The RAND Corporation's Netwar report, prepared for the U.S.
government, recommends that the govt assists repressive governments in
defending themselves in struggles over their reputations, and that
repressive governments can do this with a variety of dirty tricks and
covert operations.
If these recommendations are being carried out, and I have seen some
evidence to suggest that they are, I suspect information from Echelon is
being used to destroy human-rights networks.
I personally believe NSA intelligence filters from
the NSA => the U.S. Army =>
to the Columbian army => rightwing paramilitary
If the NSA's powerful data collection capabilities have been used in this pursuit, American money is [indirectly] responsible for the the blood of, for example, Columbian and Mexican peasants killed by pro-military paramilitaries.
Merlin
Gary, care to expand on your visit to the NSA? Here's my story:
In '95, I visited the NSA and the National Cryptographic Museum (adjacent to the NSA headquarters). I didn't make it past the barb-wire fence at the NSA, but I did encounter a few spooks.

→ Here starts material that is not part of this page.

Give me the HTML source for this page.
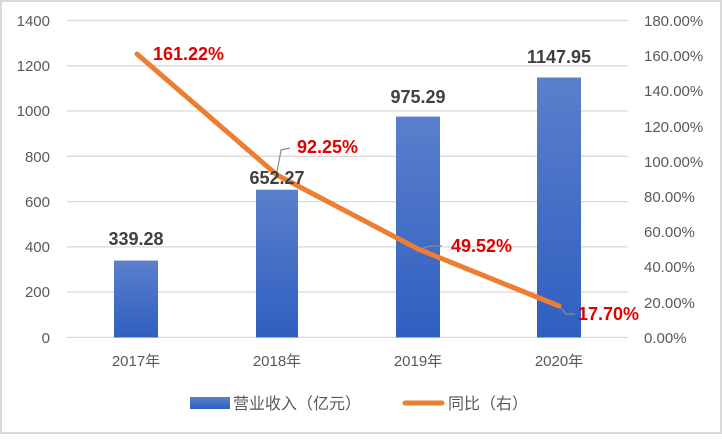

The front gate was unattended, so I drove right in and parked as close to the big black monolith of a building as I could. My friend and I began to make silly poses and take lots of pictures, joking that we probably weren't the only ones taking photos of us. A man in a white shirt and black tie (think Michael Douglas in Falling Down) approaches us: "Are you lost?" Without waiting for an answer, he briskly walks away. We jump in the car and head to the museum.
A group of Marines were on some sort of field trip to the museum. As they exited, an officer was giving them coffee cups with the NSA seal on them. Wearing my "Clipper Chip Inside" t-shirt, I approached him and asked how I might get one. After a few minutes of "you punks don't know the reasons the world needs the Clipper Chip...to tell you would be a breach of national security," he agreed to sell me one for $8 cash.
So, no real MIB-types. But there's certainly a spook mentality around that place.